Un Subsaharien peut-il avoir une carrière dans une firme internationale en Tunisie?

Si on est d’accord par le président de TABC que certains étudiants africains considèrent “la Tunisie est un tremplin“, on est sceptique quand il affirme qu’un tiers d’entre eux pensent que notre pays «est un endroit où l’on peut avoir une carrière dans les sociétés multinationales“.

Bas les maques…

Cependant, M. Loukil dit juste en appelant à “traiter un tabou qui consiste à penser que les étrangers arrachent le travail des locaux”.

Pour étayer ses dires, il cite des travaux de recherche en économie qui montrent que les migrants ne représentent pas une charge pour les économies d’accueil, ne contribuent pas à augmenter le chômage et ne représentent pas non plus une charge pour les finances publiques du pays d’accueil“.

Mais M. Loukil s’adresse-t-il au Tunisien lambada ou au pouvoir ? La question mérite évidemment d’être posée tant le permis de travail pour de travail –et même de résidence- reste une question délicate en Tunisie.

Flou juridique

Le président de l’AESAT abonde dans le même sens mais va plus loin en évoquant “un flou juridique” quand il s’agit de trouver du travail pour les étudiants étrangers.

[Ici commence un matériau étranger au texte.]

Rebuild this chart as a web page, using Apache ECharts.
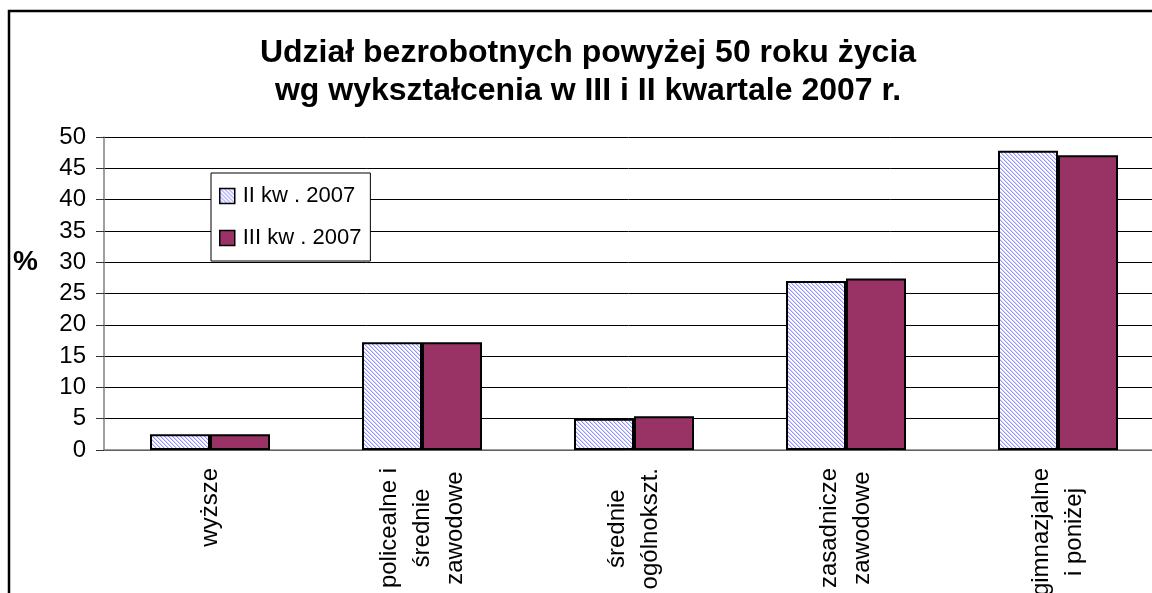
<!DOCTYPE html>
<html>
<head>
<meta charset="utf-8">
<script src="https://cdn.jsdelivr.net/npm/echarts@6/dist/echarts.min.js"></script>
<style>
html, body { margin: 0; padding: 0; background: #fff; }
#chart { width: 1152px; height: 593px; }
</style>
</head>
<body>
<div id="chart"></div>
<script>
// dane z wykresu
const categories = ['wyższe', 'policealne i\nśrednie\nzawodowe', 'średnie\nogólnokszt.', 'zasadnicze\nzawodowe', 'gimnazjalne\ni poniżej']
const seriesNames = ['II kw . 2007', 'III kw . 2007']
const q2Values = [2.5, 17.2, 5.0, 27.0, 47.8]
const q3Values = [2.5, 17.2, 5.4, 27.4, 47.1]
const yMin = 0
const yMax = 50
const yStep = 5

const font = 'Liberation Sans, Arial, sans-serif'

// kreskowanie jak w Excelu
const hatch = document.createElement('canvas')
hatch.width = 4
hatch.height = 4
const ctx = hatch.getContext('2d')
ctx.fillStyle = '#fff'
ctx.fillRect(0, 0, 4, 4)
for (let i = 0; i < 4; i++) {
	ctx.fillStyle = '#9494ff'
	ctx.fillRect(i, i, 1, 1)
	ctx.fillStyle = '#d4d4ff'
	ctx.fillRect((i + 1) % 4, i, 1, 1)
}

const chart = echarts.init(document.getElementById('chart'), null, { renderer: 'canvas' })

const option = {
	animation: false,
	backgroundColor: '#fff',
	title: {
		text: 'Udział bezrobotnych powyżej 50 roku życia\nwg wykształcenia w III i II kwartale 2007 r.',
		left: 588,
		top: 34,
		padding: 0,
		textAlign: 'center',
		textStyle: { fontFamily: font, fontSize: 32, fontWeight: 'bold', color: '#000', lineHeight: 38 }
	},
	legend: {
		orient: 'vertical',
		left: 211,
		top: 173,
		padding: [12, 9, 12, 8],
		itemGap: 20,
		itemWidth: 15,
		itemHeight: 15,
		icon: 'rect',
		backgroundColor: '#fff',
		borderColor: '#000',
		borderWidth: 1,
		borderRadius: 0,
		itemStyle: { borderColor: '#000', borderWidth: 1.5 },
		textStyle: { fontFamily: font, fontSize: 22, color: '#000', lineHeight: 22, padding: [0, 0, 0, 3] },
		data: seriesNames
	},
	grid: { left: 104, right: -12, top: 137, bottom: 143, containLabel: false, outerBoundsMode: 'none' },
	xAxis: {
		type: 'category',
		data: categories,
		axisLine: { lineStyle: { color: '#808080', width: 1.5 } },
		axisTick: { length: 7, lineStyle: { color: '#333' } },
		axisLabel: {
			rotate: 90,
			margin: 18,
			interval: 0,
			color: '#000',
			formatter: (v) => v.split('\n').map(s => '{c|' + s + '}').join('\n'),
			rich: {
				c: { fontFamily: font, fontSize: 24, lineHeight: 33, align: 'center', color: '#000' }
			}
		}
	},
	yAxis: {
		type: 'value',
		min: yMin,
		max: yMax,
		interval: yStep,
		axisLine: { show: true, lineStyle: { color: '#808080', width: 1.5 } },
		axisTick: { show: true, length: 8, lineStyle: { color: '#333' } },
		axisLabel: { margin: 18, fontFamily: font, fontSize: 24, color: '#000' },
		splitLine: { lineStyle: { color: '#000', width: 1 } }
	},
	graphic: [
		{
			type: 'rect',
			silent: true,
			shape: { x: 9, y: 11, width: 1400, height: 900 },
			style: { fill: 'none', stroke: '#000', lineWidth: 2.5 }
		},
		{
			type: 'text',
			left: 13,
			top: 248,
			style: { text: '%', font: 'bold 28px ' + font, fill: '#000' }
		}
	],
	series: [
		{
			name: seriesNames[0],
			type: 'bar',
			data: q2Values,
			barWidth: 60,
			barGap: '0%',
			itemStyle: { color: { image: hatch, repeat: 'repeat' }, borderColor: '#000', borderWidth: 2 }
		},
		{
			name: seriesNames[1],
			type: 'bar',
			data: q3Values,
			barWidth: 60,
			barGap: '0%',
			itemStyle: { color: '#993366', borderColor: '#000', borderWidth: 2 }
		}
	]
}

chart.setOption(option)
</script>
</body>
</html>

D’où son espoir de voir cet atelier aboutir sur des solutions concrètes à même mettre en place un dispositif réel permettant un accès facile au permis de travail pour les étudiants et autres “migrants”.

Etranger ou migrant?

Aïe ! L’ambassadeur du Cameroun en Tunisie n’aime pas le terme “migrants” –ayant une connotation négative ou péjorative- et lui préfère plutôt “étrangers“.

Lorena Lando, la cheffe de mission OIM Tunisie, considère que cette rencontre est une “grande opportunité de débattre sur un sujet central que constitue l’accès au travail des migrants“.

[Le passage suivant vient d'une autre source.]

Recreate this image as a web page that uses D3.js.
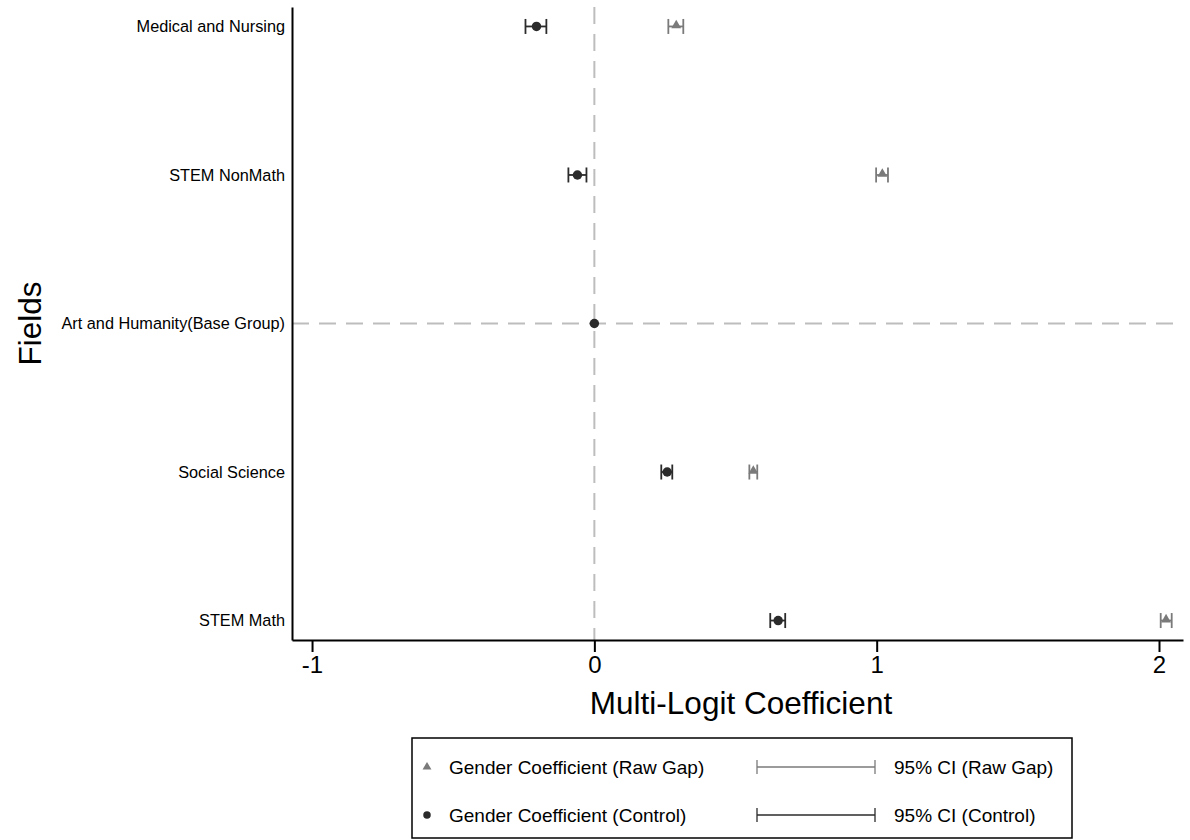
<!DOCTYPE html>
<html>
<head>
<meta charset="utf-8">
<script src="https://cdn.jsdelivr.net/npm/d3@7"></script>
<style>
  html, body { margin: 0; padding: 0; background: #fff; }
  svg { display: block; font-family: "Liberation Sans", Arial, sans-serif; }
</style>
</head>
<body>
<svg id="chart" width="1190" height="840"></svg>
<script>
// Fields, top to bottom
const fields = ["Medical and Nursing", "STEM NonMath", "Art and Humanity(Base Group)", "Social Science", "STEM Math"];

// Gender coefficient, raw gap (no controls); base group has no estimate
const rawCoef = [0.29, 1.02, null, 0.563, 2.025];
const rawLo   = [0.262, 0.998, null, 0.549, 2.006];
const rawHi   = [0.315, 1.040, null, 0.577, 2.045];

// Gender coefficient with controls
const ctlCoef = [-0.205, -0.06, 0, 0.258, 0.651];
const ctlLo   = [-0.244, -0.092, 0, 0.237, 0.623];
const ctlHi   = [-0.170, -0.028, 0, 0.276, 0.676];

const xTicks = [-1, 0, 1, 2];

const legendRows = [
  { marker: "Gender Coefficient (Raw Gap)", ci: "95% CI (Raw Gap)", kind: "raw" },
  { marker: "Gender Coefficient (Control)", ci: "95% CI (Control)", kind: "ctl" }
];

const rawColor = "#7a7a7a";
const ctlColor = "#2b2b2b";
const refColor = "#bdbdbd";

const svg = d3.select("#chart");

const plot = { left: 292, right: 1183, top: 7, bottom: 640 };

const x = d3.scaleLinear().domain([-1.071, 2.085]).range([plot.left, plot.right]);
const y = d3.scalePoint().domain(fields).range([plot.top, plot.bottom]).padding(0.131);

// reference lines: zero effect and the base group
svg.append("line")
  .attr("x1", x(0)).attr("x2", x(0))
  .attr("y1", plot.top).attr("y2", plot.bottom)
  .attr("stroke", refColor).attr("stroke-width", 2)
  .attr("stroke-dasharray", "17,10");
svg.append("line")
  .attr("x1", plot.left).attr("x2", plot.right)
  .attr("y1", y(fields[2])).attr("y2", y(fields[2]))
  .attr("stroke", refColor).attr("stroke-width", 2)
  .attr("stroke-dasharray", "17,10");

// x axis (plain hyphen for negative labels)
const xAxis = svg.append("g")
  .attr("transform", `translate(0,${plot.bottom})`)
  .call(d3.axisBottom(x).tickValues(xTicks).tickFormat(d => String(d)).tickSize(12).tickPadding(4).tickSizeOuter(0));
xAxis.select(".domain").attr("stroke", "#000").attr("stroke-width", 2);
xAxis.selectAll(".tick line").attr("stroke", "#000").attr("stroke-width", 2);
xAxis.selectAll(".tick text").attr("font-size", 24).attr("fill", "#000")
  .attr("font-family", "Liberation Sans, Arial, sans-serif");

// y axis
const yAxis = svg.append("g")
  .attr("transform", `translate(${plot.left},0)`)
  .call(d3.axisLeft(y).tickSize(0).tickPadding(7).tickSizeOuter(0));
yAxis.select(".domain").attr("stroke", "#000").attr("stroke-width", 2);
yAxis.selectAll(".tick text").attr("font-size", 16.3).attr("fill", "#000")
  .attr("font-family", "Liberation Sans, Arial, sans-serif");

// axis titles
svg.append("text")
  .attr("x", 741).attr("y", 714)
  .attr("text-anchor", "middle").attr("font-size", 31.5).attr("fill", "#000")
  .text("Multi-Logit Coefficient");
svg.append("text")
  .attr("transform", `translate(41,${(plot.top + plot.bottom) / 2}) rotate(-90)`)
  .attr("text-anchor", "middle").attr("font-size", 31.5).attr("fill", "#000")
  .text("Fields");

const capH = 7.5;

function drawCI(g, lo, hi, yy, color, width) {
  g.append("line").attr("x1", x(lo)).attr("x2", x(hi)).attr("y1", yy).attr("y2", yy)
    .attr("stroke", color).attr("stroke-width", width);
  [lo, hi].forEach(v => {
    g.append("line").attr("x1", x(v)).attr("x2", x(v)).attr("y1", yy - capH).attr("y2", yy + capH)
      .attr("stroke", color).attr("stroke-width", width);
  });
}

const triangle = d3.symbol().type(d3.symbolTriangle).size(42);
const circle = d3.symbol().type(d3.symbolCircle).size(70);

// raw-gap estimates
const rawG = svg.append("g");
fields.forEach((f, i) => {
  if (rawCoef[i] === null) return;
  const yy = y(f);
  drawCI(rawG, rawLo[i], rawHi[i], yy, rawColor, 1.8);
  rawG.append("path").attr("d", triangle)
    .attr("transform", `translate(${x(rawCoef[i])},${yy - 1})`)
    .attr("fill", rawColor);
});

// controlled estimates
const ctlG = svg.append("g");
fields.forEach((f, i) => {
  const yy = y(f);
  if (ctlHi[i] > ctlLo[i]) drawCI(ctlG, ctlLo[i], ctlHi[i], yy, ctlColor, 1.8);
  ctlG.append("path").attr("d", circle)
    .attr("transform", `translate(${x(ctlCoef[i])},${yy})`)
    .attr("fill", ctlColor);
});

// legend
const lg = svg.append("g");
lg.append("rect").attr("x", 412).attr("y", 738).attr("width", 660).attr("height", 100)
  .attr("fill", "#fff").attr("stroke", "#000").attr("stroke-width", 1.5);
legendRows.forEach((r, i) => {
  const yy = 767 + i * 48;
  const color = r.kind === "raw" ? rawColor : ctlColor;
  lg.append("path").attr("d", r.kind === "raw" ? d3.symbol().type(d3.symbolTriangle).size(34) : d3.symbol().type(d3.symbolCircle).size(44))
    .attr("transform", `translate(427,${yy})`).attr("fill", color);
  lg.append("text").attr("x", 449).attr("y", yy).attr("dy", "0.35em")
    .attr("font-size", 19).attr("fill", "#000").text(r.marker);
  lg.append("line").attr("x1", 757).attr("x2", 875).attr("y1", yy).attr("y2", yy)
    .attr("stroke", color).attr("stroke-width", 1.3);
  [757, 875].forEach(px => lg.append("line").attr("x1", px).attr("x2", px)
    .attr("y1", yy - 7).attr("y2", yy + 7).attr("stroke", color).attr("stroke-width", 1.3));
  lg.append("text").attr("x", 894).attr("y", yy).attr("dy", "0.35em")
    .attr("font-size", 19).attr("fill", "#000").text(r.ci);
});
</script>
</body>
</html>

Elle rappellera que le nombre de migrants internationaux s’élevait à 258 millions en 2017, soit une hausse de 41% par rapport à 2000. Autrement dit, 3,4% de la population mondiale est un migrant. Et “cette tendance à l’augmentation de la migration est visible en Tunisie où, en 2017, les migrants étaient au nombre de 57.700, soit une augmentation de 58,5% par rapport à l’année 2000“.

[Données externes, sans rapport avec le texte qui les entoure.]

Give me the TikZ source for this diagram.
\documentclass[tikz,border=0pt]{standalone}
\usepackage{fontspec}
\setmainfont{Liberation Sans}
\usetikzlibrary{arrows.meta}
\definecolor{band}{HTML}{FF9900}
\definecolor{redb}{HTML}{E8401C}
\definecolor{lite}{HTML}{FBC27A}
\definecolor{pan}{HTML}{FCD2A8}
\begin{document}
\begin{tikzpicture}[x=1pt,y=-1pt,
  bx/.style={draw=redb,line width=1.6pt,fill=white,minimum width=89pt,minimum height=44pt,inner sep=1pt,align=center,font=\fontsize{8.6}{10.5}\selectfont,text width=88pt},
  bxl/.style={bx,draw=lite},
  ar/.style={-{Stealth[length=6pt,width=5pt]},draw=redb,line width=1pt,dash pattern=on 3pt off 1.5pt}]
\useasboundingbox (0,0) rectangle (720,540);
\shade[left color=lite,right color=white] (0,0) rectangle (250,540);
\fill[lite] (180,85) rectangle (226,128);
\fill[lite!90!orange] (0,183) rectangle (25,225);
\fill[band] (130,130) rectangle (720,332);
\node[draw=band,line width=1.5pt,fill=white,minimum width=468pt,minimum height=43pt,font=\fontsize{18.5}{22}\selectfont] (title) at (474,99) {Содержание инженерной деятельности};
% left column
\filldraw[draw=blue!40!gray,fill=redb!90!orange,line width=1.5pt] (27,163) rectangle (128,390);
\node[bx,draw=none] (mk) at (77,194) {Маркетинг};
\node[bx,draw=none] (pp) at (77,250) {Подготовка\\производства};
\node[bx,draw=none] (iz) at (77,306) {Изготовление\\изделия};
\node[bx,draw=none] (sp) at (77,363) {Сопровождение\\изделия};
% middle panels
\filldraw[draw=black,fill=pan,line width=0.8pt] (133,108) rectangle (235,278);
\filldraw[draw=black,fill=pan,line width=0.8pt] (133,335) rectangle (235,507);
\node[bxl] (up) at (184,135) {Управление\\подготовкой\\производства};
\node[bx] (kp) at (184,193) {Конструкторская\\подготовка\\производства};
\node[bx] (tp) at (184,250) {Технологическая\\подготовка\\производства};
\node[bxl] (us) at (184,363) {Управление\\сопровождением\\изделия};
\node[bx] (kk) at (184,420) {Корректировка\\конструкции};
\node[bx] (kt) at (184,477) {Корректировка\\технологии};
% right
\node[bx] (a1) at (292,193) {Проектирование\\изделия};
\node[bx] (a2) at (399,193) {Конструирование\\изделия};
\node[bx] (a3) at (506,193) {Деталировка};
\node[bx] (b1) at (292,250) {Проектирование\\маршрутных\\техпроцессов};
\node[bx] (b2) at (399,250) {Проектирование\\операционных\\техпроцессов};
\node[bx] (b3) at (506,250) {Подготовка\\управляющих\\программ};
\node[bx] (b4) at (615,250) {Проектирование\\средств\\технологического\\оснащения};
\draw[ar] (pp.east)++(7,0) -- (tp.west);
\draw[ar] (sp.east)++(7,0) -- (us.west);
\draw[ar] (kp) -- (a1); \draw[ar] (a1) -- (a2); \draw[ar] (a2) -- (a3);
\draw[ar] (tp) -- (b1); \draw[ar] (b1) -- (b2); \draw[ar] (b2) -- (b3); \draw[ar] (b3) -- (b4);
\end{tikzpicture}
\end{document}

Un facteur de développement pour la Tunisie?

En tant que pays d’émigration, la Tunisie devient de nos jours un pays attractif de destination. Cet atelier a été une occasion de débattre sur les effets de l’immigration sur les performances économiques et les finances publiques de la Tunisie, le cadre législatif relatif à la main-d’œuvre étrangère en Tunisie, les perspectives de la mobilité des personnes entre la Tunisie et l’Afrique au sud du Sahara…

En soutenant l’argument que la migration est un facteur de développement durable, le Dr Ekrame Boubtane, experte en migrations internationales, a présenté une vue d’ensemble des effets de l’immigration sur les performances économiques en offrant à la Tunisie une perspective pour l’emploi et la croissance.

Quid de la société tunisienne?

Une vision exhaustive du droit du travail et de la réglementation pour les travailleurs étrangers en Tunisie a également été présentée par un expert juridique.

Tandis qu’un expert en sociologie a évoqué une vue d’ensemble de la société tunisienne actuelle, des facteurs liés aux caractéristiques sociales dans l’acceptation vers l’intégration des migrants et la cohésion sociale en Tunisie.

Bref, l’un des objectifs pertinents de cet atelier a été de donner aux migrants et aux sociétés des moyens pour une pleine intégration. Mais aussi et surtout d’éliminer toutes les formes de discrimination et encourager un débat public fondé sur l’analyse des faits. Et ce en faisant évoluer les mentalités et en essayant de changer la perception négative que l’on a des migrants. Il s’agit là d’une condition sine qua non pour une meilleure intégration professionnelle des migrants, étudiants et autres travailleurs dans nos murs.